I think ruby actually has a pretty reasonable API here, but several years on, there are still _plenty_ of developers who don't understand it.
A lot of corporate dev environments operate on a policy where you're basically allowed to fix things that sales and customer support explicitly ask to fix, but nothing else. Which in turn means an environment where doing maintenance work that indirectly sustains the software is off-limits. Which in turn means they never ever upgrade the underlying platform (that's off-limits maintenance work), and so they end up on an EOL'd platform. At which point they blame the platform, and announce they're going to switch to something better that doesn't impose this problem on them.
Those types of places were never going to upgrade to Python 3 under any circumstances. They probably would not have even upgraded to a completely-backwards-compatible Python 2.8, if that had been released. So blaming Python 3 is a red herring here.
Show me the 1995 software that gets this right, and I'll show you proof that time travel is possible, by simply showing you that software right back again.
Abstractly, yes, it's true. Concretely, though, it's not a particularly valid criticism.
So you customer, not knowing any better, used whatever was on the machine already. If that's the case, that's really not the Python's community's fault.
The problem was that after 8 years there were still around libraries and frameworks that worked only with Python 2. That's a huge failure. If developers want to keep using the old stuff it means that the new one is either badly designed or badly managed.
Compare it with Ruby. There were big changes from 1.8 to 1.9 (unicode stuff among the others) and again with the 2.x series. The language mostly maintained backward compatibility and we can still write Ruby on 2.5 with the old 1.8 syntax.
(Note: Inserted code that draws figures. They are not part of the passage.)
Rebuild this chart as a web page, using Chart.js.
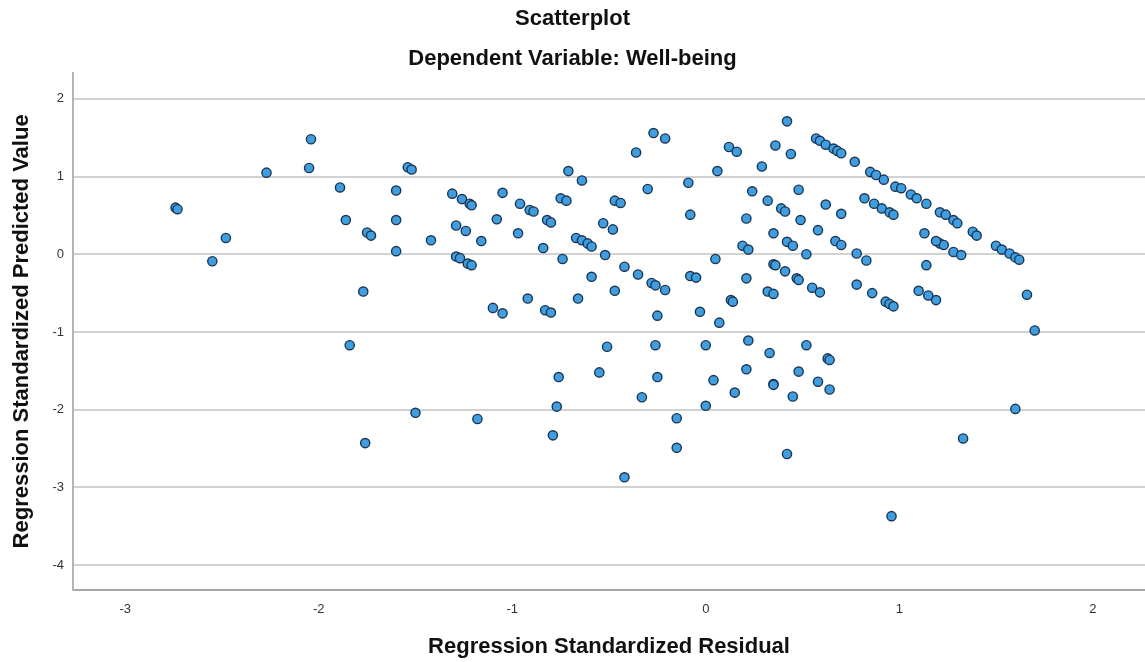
<!DOCTYPE html>
<html>
<head>
<meta charset="utf-8">
<script src="https://cdn.jsdelivr.net/npm/chart.js@4"></script>
<style>
  body { margin: 0; background: #fff; }
  canvas { display: block; }
</style>
</head>
<body>
<canvas id="scatterChart" width="1145" height="662"></canvas>
<script>
// regression standardized residual (x) / standardized predicted value (y)
const residual = [
  -2.74, -2.73, -2.48, -2.55, -2.27, -2.05, -2.04, -1.89, -1.86, -1.75,
  -1.73, -1.77, -1.84, -1.76, -1.60, -1.60, -1.60, -1.54, -1.52, -1.42,
  -1.50, -1.31, -1.26, -1.22, -1.21, -1.05, -0.96, -0.91, -0.89, -1.29,
  -1.24, -1.08, -1.16, -0.97, -1.29, -1.27, -1.23, -1.21, -1.10, -1.05,
  -0.92, -1.18, -0.27, -0.21, -0.36, -0.71, -0.64, -0.30, -0.75, -0.72,
  -0.47, -0.44, -0.82, -0.80, -0.53, -0.48, -0.67, -0.64, -0.61, -0.59,
  -0.84, -0.74, -0.52, -0.42, -0.35, -0.28, -0.26, -0.21, -0.59, -0.47,
  -0.66, -0.83, -0.80, -0.25, -0.26, -0.51, -0.76, -0.55, -0.25, -0.33,
  -0.77, -0.79, -0.42, -0.15, -0.15, 0.42, 0.12, 0.16, 0.36, 0.44,
  0.06, 0.29, -0.09, 0.24, 0.32, 0.39, 0.41, 0.48, 0.49, -0.08,
  0.21, 0.35, 0.42, 0.45, 0.19, 0.22, 0.52, 0.05, -0.08, -0.05,
  0.21, 0.35, 0.36, 0.41, 0.47, 0.48, 0.13, 0.14, 0.32, 0.35,
  -0.03, 0.07, 0.00, 0.22, 0.33, 0.52, 0.04, 0.21, 0.35, 0.35,
  0.48, 0.15, 0.45, 0.00, 0.42, 0.96, 1.60, 1.33, 1.66, 1.70,
  1.50, 1.53, 1.57, 1.60, 1.62, 1.38, 1.40, 1.21, 1.24, 1.28,
  1.30, 1.21, 1.23, 1.28, 1.32, 1.19, 0.57, 0.59, 0.62, 0.66,
  0.68, 0.70, 0.77, 0.85, 0.88, 0.92, 0.98, 1.01, 1.06, 1.09,
  1.14, 0.62, 0.70, 0.82, 0.87, 0.91, 0.95, 0.97, 0.58, 0.67,
  0.70, 0.78, 0.83, 1.13, 1.19, 1.14, 0.55, 0.59, 0.78, 0.86,
  0.93, 0.95, 0.97, 1.10, 1.15, 0.63, 0.64, 0.58, 0.64
];
const predicted = [
  0.60, 0.58, 0.21, -0.09, 1.05, 1.11, 1.48, 0.86, 0.44, 0.28,
  0.24, -0.48, -1.17, -2.43, 0.82, 0.44, 0.04, 1.12, 1.09, 0.18,
  -2.04, 0.78, 0.71, 0.65, 0.63, 0.79, 0.65, 0.57, 0.55, 0.37,
  0.30, 0.45, 0.17, 0.27, -0.03, -0.05, -0.12, -0.14, -0.69, -0.76,
  -0.57, -2.12, 1.56, 1.49, 1.31, 1.07, 0.95, 0.84, 0.72, 0.69,
  0.69, 0.66, 0.44, 0.41, 0.40, 0.32, 0.21, 0.18, 0.14, 0.10,
  0.08, -0.06, -0.01, -0.16, -0.26, -0.37, -0.40, -0.46, -0.29, -0.47,
  -0.57, -0.72, -0.75, -0.79, -1.17, -1.19, -1.58, -1.52, -1.58, -1.84,
  -1.96, -2.33, -2.87, -2.49, -2.11, 1.71, 1.38, 1.32, 1.40, 1.29,
  1.07, 1.13, 0.92, 0.81, 0.69, 0.59, 0.55, 0.83, 0.44, 0.51,
  0.46, 0.27, 0.16, 0.11, 0.11, 0.06, 0.00, -0.06, -0.28, -0.30,
  -0.31, -0.13, -0.14, -0.22, -0.31, -0.33, -0.59, -0.61, -0.48, -0.51,
  -0.74, -0.88, -1.17, -1.11, -1.27, -1.17, -1.62, -1.48, -1.67, -1.68,
  -1.51, -1.78, -1.83, -1.95, -2.57, -3.37, -1.99, -2.37, -0.52, -0.98,
  0.11, 0.06, 0.01, -0.04, -0.07, 0.29, 0.24, 0.54, 0.51, 0.44,
  0.40, 0.14, 0.12, 0.03, -0.01, -0.59, 1.49, 1.46, 1.41, 1.36,
  1.33, 1.30, 1.19, 1.06, 1.02, 0.96, 0.87, 0.85, 0.77, 0.72,
  0.65, 0.64, 0.52, 0.72, 0.65, 0.59, 0.54, 0.51, 0.31, 0.17,
  0.12, 0.01, -0.08, 0.27, 0.17, -0.14, -0.43, -0.49, -0.39, -0.50,
  -0.61, -0.64, -0.67, -0.47, -0.53, -1.34, -1.36, -1.64, -1.74
];
const xTicks = [-3, -2, -1, 0, 1, 2];
const yTicks = [-4, -3, -2, -1, 0, 1, 2];

Chart.defaults.font.family = "'Liberation Sans', Arial, sans-serif";
Chart.defaults.color = "#222";

const points = residual.map((r, i) => ({ x: r, y: predicted[i] }));

const config = {
  type: "scatter",
  data: {
    datasets: [
      {
        label: "Well-being",
        data: points,
        backgroundColor: "#3d9fe2",
        borderColor: "#1c3552",
        borderWidth: 1.4,
        pointRadius: 4.6,
        pointHoverRadius: 4.6,
      },
    ],
  },
  options: {
    responsive: false,
    animation: false,
    devicePixelRatio: 1,
    layout: { padding: 0, autoPadding: false },
    plugins: {
      legend: { display: false },
      tooltip: { enabled: false },
      title: {
        display: true,
        text: "Scatterplot",
        font: { size: 22, weight: "bold" },
        color: "#111",
        padding: { top: 6, bottom: 13 },
      },
      subtitle: {
        display: true,
        text: "Dependent Variable: Well-being",
        font: { size: 22, weight: "bold" },
        color: "#111",
        padding: { top: 0, bottom: 1 },
      },
    },
    scales: {
      x: {
        type: "linear",
        min: -3.27,
        max: 2.27,
        afterBuildTicks: (scale) => {
          scale.ticks = xTicks.map((v) => ({ value: v }));
        },
        afterFit: (scale) => {
          scale.height = 72;
          scale.paddingLeft = 0;
          scale.paddingRight = 0;
        },
        grid: { display: false, drawTicks: false },
        border: { display: true, color: "#a8a8a8", width: 2 },
        ticks: { font: { size: 13 }, color: "#333", padding: 12 },
        title: {
          display: true,
          text: "Regression Standardized Residual",
          font: { size: 22, weight: "bold" },
          color: "#111",
          padding: { top: 0, bottom: 2 },
        },
      },
      y: {
        type: "linear",
        min: -4.32,
        max: 2.335,
        afterBuildTicks: (scale) => {
          scale.ticks = yTicks.map((v) => ({ value: v }));
        },
        afterFit: (scale) => {
          scale.width = 73;
        },
        grid: { color: "#d2d2d2", lineWidth: 2, drawTicks: false },
        border: { display: true, color: "#b4b4b4", width: 2 },
        ticks: { font: { size: 13 }, color: "#333", padding: 9 },
        title: {
          display: true,
          text: "Regression Standardized Predicted Value",
          font: { size: 22, weight: "bold" },
          color: "#111",
          padding: { top: 9, bottom: 0 },
        },
      },
    },
  },
};

const myChart = new Chart(document.getElementById("scatterChart"), config);
</script>
</body>
</html>
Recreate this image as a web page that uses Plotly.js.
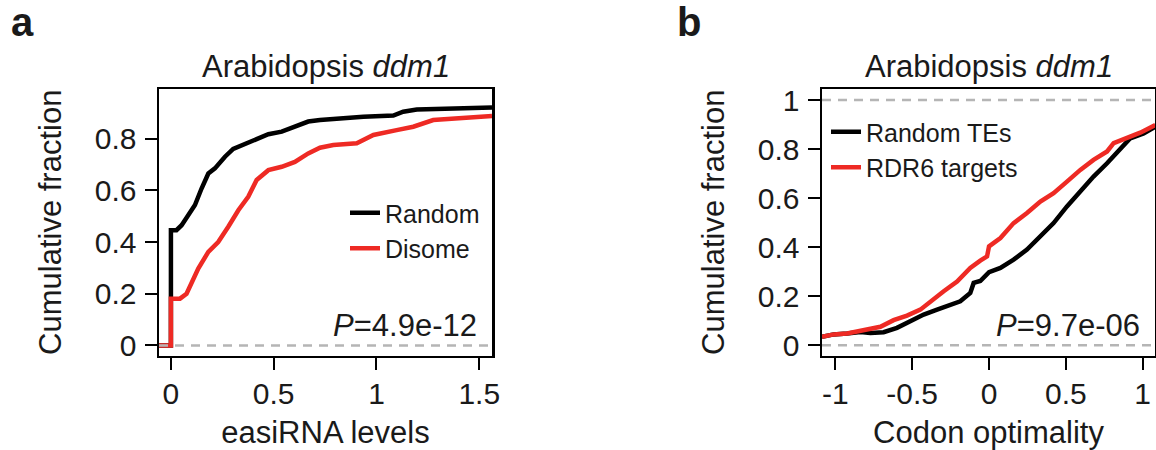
<!DOCTYPE html>
<html>
<head>
<meta charset="utf-8">
<script src="https://cdn.plot.ly/plotly-3.0.1.min.js"></script>
<style>html,body{margin:0;padding:0;background:#fff;}#chart{width:1156px;height:450px;}</style>
</head>
<body>
<div id="chart"></div>
<script>
// ---- Panel a: easiRNA levels (ECDF) ----
const aRandomX = [-0.058, 0, 0, 0.027, 0.052, 0.084, 0.117, 0.149, 0.182, 0.214, 0.263, 0.303, 0.36, 0.409, 0.474, 0.539, 0.603, 0.668, 0.725, 0.822, 0.936, 1.082, 1.13, 1.196, 1.406, 1.562];
const aRandomY = [0, 0, 0.446, 0.446, 0.465, 0.504, 0.543, 0.607, 0.665, 0.685, 0.73, 0.76, 0.778, 0.795, 0.817, 0.827, 0.846, 0.866, 0.872, 0.879, 0.885, 0.889, 0.904, 0.913, 0.915, 0.92];
const aDisomeX = [-0.058, 0, 0, 0.044, 0.076, 0.1, 0.133, 0.182, 0.23, 0.279, 0.328, 0.376, 0.417, 0.474, 0.539, 0.603, 0.668, 0.725, 0.79, 0.904, 0.985, 1.098, 1.179, 1.276, 1.406, 1.562];
const aDisomeY = [0, 0, 0.181, 0.181, 0.2, 0.245, 0.297, 0.362, 0.4, 0.459, 0.523, 0.575, 0.64, 0.678, 0.691, 0.71, 0.743, 0.765, 0.775, 0.782, 0.814, 0.833, 0.846, 0.872, 0.881, 0.888];

// ---- Panel b: codon optimality (ECDF) ----
const bRandomX = [-1.087, -1.011, -0.924, -0.837, -0.772, -0.686, -0.599, -0.512, -0.425, -0.338, -0.252, -0.187, -0.122, -0.1, -0.057, -0.035, 0, 0.074, 0.16, 0.247, 0.334, 0.42, 0.507, 0.594, 0.68, 0.768, 0.854, 0.919, 1.006, 1.082];
const bRandomY = [0.034, 0.044, 0.048, 0.054, 0.05, 0.053, 0.071, 0.098, 0.125, 0.145, 0.162, 0.179, 0.213, 0.254, 0.262, 0.274, 0.298, 0.315, 0.349, 0.39, 0.444, 0.498, 0.566, 0.627, 0.688, 0.742, 0.803, 0.844, 0.864, 0.891];
const bRdr6X = [-1.087, -1.011, -0.924, -0.837, -0.707, -0.621, -0.534, -0.447, -0.382, -0.295, -0.208, -0.122, -0.057, -0.013, 0, 0.074, 0.16, 0.247, 0.334, 0.42, 0.507, 0.594, 0.68, 0.768, 0.811, 0.898, 0.984, 1.082];
const bRdr6Y = [0.034, 0.044, 0.048, 0.057, 0.075, 0.102, 0.121, 0.145, 0.179, 0.22, 0.26, 0.315, 0.345, 0.362, 0.403, 0.437, 0.498, 0.539, 0.586, 0.62, 0.667, 0.715, 0.756, 0.79, 0.824, 0.844, 0.867, 0.898];

// ---- Tick labels ----
const aXTickVals = [0, 0.5, 1, 1.5];
const aXTickText = ["0", "0.5", "1", "1.5"];
const aYTickVals = [0, 0.2, 0.4, 0.6, 0.8];
const aYTickText = ["0", "0.2", "0.4", "0.6", "0.8"];
const bXTickVals = [-1, -0.5, 0, 0.5, 1];
const bXTickText = ["-1", "-0.5", "0", "0.5", "1"];
const bYTickVals = [0, 0.2, 0.4, 0.6, 0.8, 1];
const bYTickText = ["0", "0.2", "0.4", "0.6", "0.8", "1"];

const FONT = "Liberation Sans, Arial, Helvetica, sans-serif";
const BLACK = "#000000";
const RED = "#ee2a24";
const TEXT = "#1a1a1a";

const traces = [
  {x: aRandomX, y: aRandomY, xaxis: "x", yaxis: "y", type: "scatter", mode: "lines", name: "Random",
   line: {color: BLACK, width: 4.5}, legend: "legend", legendgroup: "ar"},
  {x: aDisomeX, y: aDisomeY, xaxis: "x", yaxis: "y", type: "scatter", mode: "lines", name: "Disome",
   line: {color: RED, width: 4.5}, legend: "legend", legendgroup: "ad"},
  {x: bRandomX, y: bRandomY, xaxis: "x2", yaxis: "y2", type: "scatter", mode: "lines", name: "Random TEs",
   line: {color: BLACK, width: 4.5}, legend: "legend2", legendgroup: "br"},
  {x: bRdr6X, y: bRdr6Y, xaxis: "x2", yaxis: "y2", type: "scatter", mode: "lines", name: "RDR6 targets",
   line: {color: RED, width: 4.5}, legend: "legend2", legendgroup: "bd"}
];

const axisCommon = {
  showline: true, mirror: true, linecolor: BLACK, linewidth: 2.5,
  ticks: "outside", ticklen: 12, tickwidth: 2, tickcolor: BLACK,
  showgrid: false, zeroline: false, fixedrange: true,
  tickfont: {family: FONT, size: 30, color: TEXT}
};

const yDomain = [1 - 355.5 / 450, 1 - 89 / 450];

const layout = {
  width: 1156, height: 450, autosize: false,
  margin: {l: 0, r: 0, t: 0, b: 0},
  paper_bgcolor: "#ffffff", plot_bgcolor: "#ffffff",
  font: {family: FONT, color: TEXT},
  xaxis: Object.assign({}, axisCommon, {
    domain: [159 / 1156, 492 / 1156], range: [-0.058, 1.562], anchor: "y",
    tickvals: aXTickVals, ticktext: aXTickText, ticklabelstandoff: -2,
    title: {text: "easiRNA levels", font: {family: FONT, size: 31, color: TEXT}, standoff: 15}
  }),
  yaxis: Object.assign({}, axisCommon, {
    domain: yDomain, range: [-0.039, 0.992], anchor: "x",
    tickvals: aYTickVals, ticktext: aYTickText, ticklabelstandoff: 2,
    title: {text: "Cumulative fraction", font: {family: FONT, size: 31, color: TEXT}, standoff: 24}
  }),
  xaxis2: Object.assign({}, axisCommon, {
    domain: [822 / 1156, 1155 / 1156], range: [-1.087, 1.08], anchor: "y2",
    tickvals: bXTickVals, ticktext: bXTickText, ticklabelstandoff: -2,
    title: {text: "Codon optimality", font: {family: FONT, size: 31, color: TEXT}, standoff: 15}
  }),
  yaxis2: Object.assign({}, axisCommon, {
    domain: yDomain, range: [-0.042, 1.045], anchor: "x2",
    tickvals: bYTickVals, ticktext: bYTickText, ticklabelstandoff: 2,
    title: {text: "Cumulative fraction", font: {family: FONT, size: 31, color: TEXT}, standoff: 24}
  }),
  legend: {
    x: 345 / 1156, xanchor: "left", y: 1 - 190 / 450, yanchor: "top",
    bgcolor: "rgba(0,0,0,0)", borderwidth: 0, tracegroupgap: 0,
    font: {family: FONT, size: 25, color: TEXT}
  },
  legend2: {
    x: 826 / 1156, xanchor: "left", y: 1 - 109 / 450, yanchor: "top",
    bgcolor: "rgba(0,0,0,0)", borderwidth: 0, tracegroupgap: 0,
    font: {family: FONT, size: 25, color: TEXT}
  },
  shapes: [
    {type: "line", xref: "x domain", x0: 0, x1: 1, yref: "y", y0: 0, y1: 0, layer: "above",
     line: {color: "#b5b5b5", width: 2.5, dash: "9px,7px"}},
    {type: "line", xref: "x2 domain", x0: 0, x1: 1, yref: "y2", y0: 0, y1: 0, layer: "above",
     line: {color: "#b5b5b5", width: 2.5, dash: "9px,7px"}},
    {type: "line", xref: "x2 domain", x0: 0, x1: 1, yref: "y2", y0: 1, y1: 1, layer: "above",
     line: {color: "#b5b5b5", width: 2.5, dash: "9px,7px"}}
  ],
  annotations: [
    {text: "Arabidopsis <i>ddm1</i>", xref: "x domain", x: 0.5, xanchor: "center", yref: "paper", y: 1 - 67 / 450, yanchor: "middle",
     showarrow: false, font: {family: FONT, size: 31, color: TEXT}},
    {text: "Arabidopsis <i>ddm1</i>", xref: "x2 domain", x: 0.5, xanchor: "center", yref: "paper", y: 1 - 67 / 450, yanchor: "middle",
     showarrow: false, font: {family: FONT, size: 31, color: TEXT}},
    {text: "<i>P</i>=4.9e-12", xref: "paper", x: 479 / 1156, xanchor: "right", yref: "paper", y: 1 - 325 / 450, yanchor: "middle",
     showarrow: false, font: {family: FONT, size: 31, color: TEXT}},
    {text: "<i>P</i>=9.7e-06", xref: "paper", x: 1142 / 1156, xanchor: "right", yref: "paper", y: 1 - 325 / 450, yanchor: "middle",
     showarrow: false, font: {family: FONT, size: 31, color: TEXT}},
    {text: "<b>a</b>", xref: "paper", x: 9 / 1156, xanchor: "left", yref: "paper", y: 1 - 22 / 450, yanchor: "middle",
     showarrow: false, font: {family: FONT, size: 40, color: TEXT}},
    {text: "<b>b</b>", xref: "paper", x: 675 / 1156, xanchor: "left", yref: "paper", y: 1 - 22 / 450, yanchor: "middle",
     showarrow: false, font: {family: FONT, size: 40, color: TEXT}}
  ],
  showlegend: true
};

Plotly.newPlot("chart", traces, layout, {staticPlot: true, displayModeBar: false});
</script>
</body>
</html>
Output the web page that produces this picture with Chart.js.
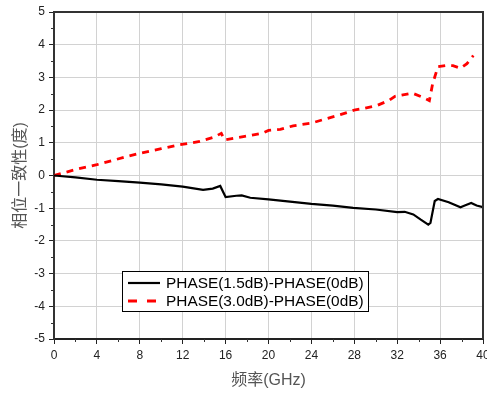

Community ported libraries and frameworks, started using the new features and all went well.
Sorry if I wasn't clear. I meant to suggest that the byte-functions wouldn't know or do anything about encodings. They just work with bytes. It's the other functions, that take the encoding-annotated bytes (or optionally a "pure" unicode type), that would care about encodings.
this shows a superficial, almost entertainment-industry sort of view of a software development lifecycle..
in the latest Ubuntu Bionic with apps, building right now on a local machine, I see 143 python-xx packages installed and 43 python3-xxx ..
saavy package authors use import future and six to side-step the whole issue, while core maintainers struggle, and outsiders invoke a mob voice
Python 2.7 for LTS
Cro (https://cro.services) is a set of libraries for building reactive distributed systems. Comma IDE (https://commaide.com) is an IDE for Perl 6, based on the JetBrains IDEA platform, now in (paid) beta.
If you want to keep up-to-date on Perl 6 development, check out the Perl 6 Weekly (https://p6weekly.wordpress.com).
Fail fast. It's better to break right away than having false senses of security. There is always __future__ too.
There are so many languages in which the type "string" is not the one to use for strings...
No, they weren't. Impossible as it seems, we had encodings (including multi-byte encodings) for decades before UTF.
Python couldn't use UTF-8 in 1991, but it could very well tag strings with a specific encoding, instead of treating them as a bucket of bytes C-style.
>Java did do it right but by 1995 the industry had already seen the problems of differing character sets.
We had seen the problems of "differing character sets" for decades already (Windows vs DOS version of the same language encodings was a classic example for most users, but the problems go back to EBCDIC and so on).
Java just did a more right thing, but we already have a need for generic string types that can handle multiple encodings and know what they contain and how to convert from one to another.
If yoy truly don't care whether or not the text is decodable (which is sometimes the case), then don't read it as a string, read it as a byte array.
You can still have methods that are generic over byte arrays and text, since that is an orthogonal concern.
Python preceded unicode, though.
Since Google couldn't convince folks to let them make Python faster, they created a NEW language instead.